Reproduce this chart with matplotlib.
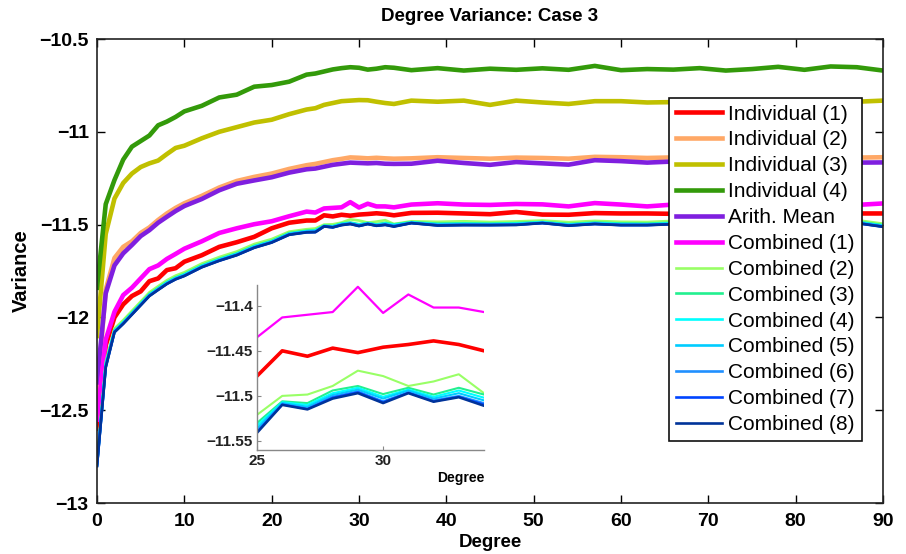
import matplotlib
matplotlib.use("Agg")
import matplotlib.pyplot as plt

plt.rcParams['font.family'] = ['Liberation Sans', 'DejaVu Sans']

deg = [0, 1, 2, 3, 4, 5, 6, 7, 8, 9, 10, 12, 14, 16, 18, 20, 22, 24,
       25, 26, 27, 28, 29, 30, 31, 32, 33, 34,
       36, 39, 42, 45, 48, 51, 54, 57, 60, 63, 66, 69, 72, 75, 78, 81, 84, 87, 90]

ind1 = [-12.6, -12.15, -12.0, -11.93, -11.885, -11.86, -11.805, -11.79, -11.745, -11.735, -11.70,
        -11.665, -11.62, -11.595, -11.566, -11.52, -11.49, -11.478,
        -11.478, -11.450, -11.456, -11.447, -11.452, -11.446, -11.443, -11.439, -11.443, -11.450,
        -11.437, -11.436, -11.44, -11.444, -11.432, -11.446, -11.447, -11.438, -11.44, -11.44,
        -11.442, -11.44, -11.443, -11.44, -11.442, -11.44, -11.441, -11.44, -11.44]
ind2 = [-12.42, -11.85, -11.68, -11.62, -11.59, -11.545, -11.515, -11.475, -11.44, -11.41, -11.385,
        -11.345, -11.30, -11.265, -11.243, -11.225, -11.2, -11.18,
        -11.173, -11.163, -11.153, -11.146, -11.138, -11.14, -11.143, -11.14, -11.143, -11.145,
        -11.143, -11.137, -11.141, -11.145, -11.139, -11.141, -11.145, -11.135, -11.137, -11.141,
        -11.138, -11.141, -11.137, -11.142, -11.138, -11.141, -11.137, -11.139, -11.137]
ind3 = [-12.10, -11.55, -11.36, -11.276, -11.225, -11.19, -11.17, -11.155, -11.12, -11.087, -11.075,
        -11.035, -11.00, -10.975, -10.95, -10.935, -10.905, -10.88,
        -10.873, -10.855, -10.845, -10.835, -10.832, -10.829, -10.83, -10.838, -10.845, -10.85,
        -10.832, -10.838, -10.832, -10.855, -10.832, -10.842, -10.85, -10.835, -10.835, -10.842,
        -10.84, -10.838, -10.842, -10.836, -10.84, -10.838, -10.842, -10.838, -10.832]
ind4 = [-11.84, -11.39, -11.26, -11.15, -11.08, -11.05, -11.02, -10.965, -10.945, -10.92, -10.89,
        -10.86, -10.815, -10.80, -10.757, -10.748, -10.73, -10.692,
        -10.686, -10.675, -10.664, -10.657, -10.652, -10.655, -10.665, -10.66, -10.652, -10.655,
        -10.668, -10.657, -10.67, -10.66, -10.666, -10.658, -10.666, -10.645, -10.668, -10.662,
        -10.665, -10.657, -10.67, -10.662, -10.65, -10.666, -10.648, -10.652, -10.67]
mean = [-12.35, -11.87, -11.72, -11.655, -11.61, -11.562, -11.53, -11.49, -11.458, -11.427, -11.40,
        -11.362, -11.315, -11.28, -11.262, -11.245, -11.22, -11.202,
        -11.198, -11.188, -11.178, -11.172, -11.166, -11.168, -11.17, -11.168, -11.172, -11.173,
        -11.172, -11.156, -11.168, -11.178, -11.163, -11.17, -11.177, -11.153, -11.158, -11.166,
        -11.16, -11.168, -11.162, -11.17, -11.16, -11.168, -11.162, -11.166, -11.165]
comb1 = [-12.55, -12.12, -11.97, -11.88, -11.84, -11.79, -11.74, -11.72, -11.685, -11.658, -11.63,
         -11.59, -11.545, -11.52, -11.498, -11.482, -11.455, -11.43,
         -11.435, -11.413, -11.410, -11.407, -11.379, -11.408, -11.3875, -11.402, -11.402, -11.407,
         -11.392, -11.385, -11.392, -11.394, -11.389, -11.391, -11.402, -11.384, -11.392, -11.402,
         -11.392, -11.396, -11.39, -11.394, -11.388, -11.395, -11.39, -11.394, -11.386]
comb2 = [-12.78, -12.24, -12.06, -12.015, -11.965, -11.915, -11.865, -11.832, -11.80, -11.775, -11.757,
         -11.71, -11.675, -11.645, -11.605, -11.578, -11.538, -11.525,
         -11.521, -11.500, -11.4985, -11.489, -11.472, -11.478, -11.489, -11.484, -11.476, -11.497,
         -11.482, -11.485, -11.482, -11.486, -11.483, -11.478, -11.487, -11.48, -11.485, -11.486,
         -11.48, -11.484, -11.482, -11.486, -11.481, -11.484, -11.483, -11.476, -11.495]
comb3 = [-12.79, -12.25, -12.07, -12.025, -11.975, -11.925, -11.875, -11.842, -11.81, -11.785, -11.767,
         -11.72, -11.685, -11.655, -11.615, -11.588, -11.546, -11.533,
         -11.530, -11.506, -11.508, -11.494, -11.489, -11.498, -11.491, -11.4985, -11.491, -11.4985,
         -11.487, -11.495, -11.493, -11.495, -11.492, -11.486, -11.497, -11.489, -11.494, -11.495,
         -11.49, -11.494, -11.491, -11.495, -11.49, -11.494, -11.492, -11.484, -11.503]
comb4 = [-12.79, -12.255, -12.073, -12.028, -11.978, -11.928, -11.878, -11.845, -11.813, -11.788, -11.77,
         -11.723, -11.688, -11.658, -11.618, -11.591, -11.549, -11.536,
         -11.533, -11.507, -11.510, -11.497, -11.491, -11.501, -11.493, -11.501, -11.494, -11.502,
         -11.489, -11.498, -11.496, -11.497, -11.495, -11.488, -11.5, -11.492, -11.497, -11.498,
         -11.493, -11.497, -11.494, -11.498, -11.493, -11.497, -11.495, -11.487, -11.506]
comb5 = [-12.795, -12.26, -12.075, -12.03, -11.98, -11.93, -11.88, -11.848, -11.816, -11.79, -11.773,
         -11.726, -11.691, -11.661, -11.621, -11.593, -11.551, -11.538,
         -11.536, -11.508, -11.512, -11.499, -11.493, -11.503, -11.494, -11.503, -11.497, -11.505,
         -11.49, -11.5, -11.499, -11.5, -11.498, -11.49, -11.502, -11.494, -11.5, -11.5,
         -11.495, -11.499, -11.496, -11.5, -11.495, -11.499, -11.497, -11.489, -11.508]
comb6 = [-12.8, -12.265, -12.078, -12.032, -11.982, -11.932, -11.882, -11.85, -11.818, -11.793, -11.775,
         -11.728, -11.693, -11.663, -11.623, -11.595, -11.553, -11.54,
         -11.539, -11.509, -11.514, -11.501, -11.495, -11.506, -11.496, -11.505, -11.5, -11.508,
         -11.491, -11.503, -11.501, -11.502, -11.5, -11.491, -11.504, -11.496, -11.502, -11.502,
         -11.497, -11.501, -11.498, -11.502, -11.497, -11.501, -11.499, -11.491, -11.51]
comb7 = [-12.8, -12.268, -12.079, -12.034, -11.984, -11.934, -11.884, -11.851, -11.819, -11.794, -11.776,
         -11.729, -11.694, -11.664, -11.624, -11.596, -11.554, -11.541,
         -11.540, -11.5095, -11.5145, -11.502, -11.496, -11.507, -11.4965, -11.506, -11.501, -11.5095,
         -11.4915, -11.504, -11.502, -11.5025, -11.501, -11.4915, -11.505, -11.4965, -11.5025, -11.5025,
         -11.4975, -11.5015, -11.4985, -11.5025, -11.4975, -11.5015, -11.4995, -11.4915, -11.511]
comb8 = [-12.80, -12.27, -12.08, -12.035, -11.985, -11.935, -11.885, -11.852, -11.82, -11.795, -11.777,
         -11.73, -11.695, -11.665, -11.625, -11.597, -11.555, -11.542,
         -11.541, -11.510, -11.515, -11.503, -11.497, -11.508, -11.497, -11.5065, -11.5015, -11.511,
         -11.492, -11.505, -11.503, -11.503, -11.502, -11.492, -11.506, -11.497, -11.503, -11.503,
         -11.498, -11.502, -11.499, -11.503, -11.498, -11.502, -11.5, -11.492, -11.512]

labels = ['Individual (1)', 'Individual (2)', 'Individual (3)', 'Individual (4)', 'Arith. Mean',
          'Combined (1)', 'Combined (2)', 'Combined (3)', 'Combined (4)', 'Combined (5)',
          'Combined (6)', 'Combined (7)', 'Combined (8)']
series = [ind1, ind2, ind3, ind4, mean, comb1, comb2, comb3, comb4, comb5, comb6, comb7, comb8]
colors = ['#ff0000', '#ffa866', '#c0c000', '#339a0a', '#7f1fdf', '#ff00ff',
          '#99ff66', '#22f08f', '#00ffff', '#00ccff', '#2090ff', '#0044ff', '#003399']
widths = [3.3, 3.3, 3.3, 3.3, 3.3, 3.3, 1.9, 1.9, 1.9, 1.9, 1.9, 1.9, 1.9]
inset_widths = [2.6, 1.8, 1.8, 1.8, 1.8, 1.6, 1.5, 1.5, 1.5, 1.5, 1.5, 1.5, 1.8]

fig = plt.figure(figsize=(9.06, 5.54), dpi=100)
ax = fig.add_axes([97 / 906, 51 / 554, 786 / 906, 464 / 554])
for y, c, lw, lab in zip(series, colors, widths, labels):
    ax.plot(deg, y, color=c, lw=lw, label=lab, solid_joinstyle='round')

ax.set_xlim(0, 90)
ax.set_ylim(-13, -10.5)
ax.set_xticks(range(0, 91, 10))
ax.set_yticks([-13, -12.5, -12, -11.5, -11, -10.5])
ax.set_yticklabels(['\u221213', '\u221212.5', '\u221212', '\u221211.5', '\u221211', '\u221210.5'])
ax.tick_params(direction='in', top=True, right=True, length=6, width=1.0,
               labelsize=14, pad=6)
ax.tick_params(axis='x', pad=7)
for t in ax.get_xticklabels() + ax.get_yticklabels():
    t.set_fontweight('bold')
for s in ax.spines.values():
    s.set_linewidth(1.2)
    s.set_color('#222222')
ax.set_title('Degree Variance: Case 3', fontsize=13.5, fontweight='bold', pad=13)
ax.set_xlabel('Degree', fontsize=13.5, fontweight='bold', labelpad=3)
ax.set_ylabel('Variance', fontsize=14.5, fontweight='bold', labelpad=6)

leg = ax.legend(loc='upper right', bbox_to_anchor=(0.9729, 0.8735), borderaxespad=0,
                fontsize=15, labelspacing=0.33, handlelength=2.2, handletextpad=0.3,
                borderpad=0.33, fancybox=False, framealpha=1, edgecolor='#111111')
leg.get_frame().set_linewidth(1.2)

# inset
axi = fig.add_axes([257 / 906, 104 / 554, 227 / 906, 165 / 554])
for y, c, lw in zip(series, colors, inset_widths):
    axi.plot(deg, y, color=c, lw=lw)
axi.set_xlim(25, 34)
axi.set_ylim(-11.56, -11.377)
axi.set_xticks([25, 30])
axi.set_yticks([-11.55, -11.5, -11.45, -11.4])
axi.set_yticklabels(['\u221211.55', '\u221211.5', '\u221211.45', '\u221211.4'])
axi.tick_params(direction='in', length=3, width=0.8, labelsize=11, pad=3, colors='#888888',
                labelcolor='#222222')
for t in axi.get_xticklabels() + axi.get_yticklabels():
    t.set_fontweight('bold')
axi.spines['top'].set_visible(False)
axi.spines['right'].set_visible(False)
for k in ('left', 'bottom'):
    axi.spines[k].set_color('#888888')
    axi.spines[k].set_linewidth(1.0)
axi.set_xlabel('Degree', fontsize=10, fontweight='bold', labelpad=2, loc='right')

fig.savefig('out.png', dpi=100)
##########
Given instruction >> Restate the material word for word from its first line through the line containing "84, 87, 90]", both included; the pictures do not belong in it.

Result for this exercise >>
Reproduce this chart with matplotlib.
import matplotlib
matplotlib.use("Agg")
import matplotlib.pyplot as plt

plt.rcParams['font.family'] = ['Liberation Sans', 'DejaVu Sans']

deg = [0, 1, 2, 3, 4, 5, 6, 7, 8, 9, 10, 12, 14, 16, 18, 20, 22, 24,
       25, 26, 27, 28, 29, 30, 31, 32, 33, 34,
       36, 39, 42, 45, 48, 51, 54, 57, 60, 63, 66, 69, 72, 75, 78, 81, 84, 87, 90]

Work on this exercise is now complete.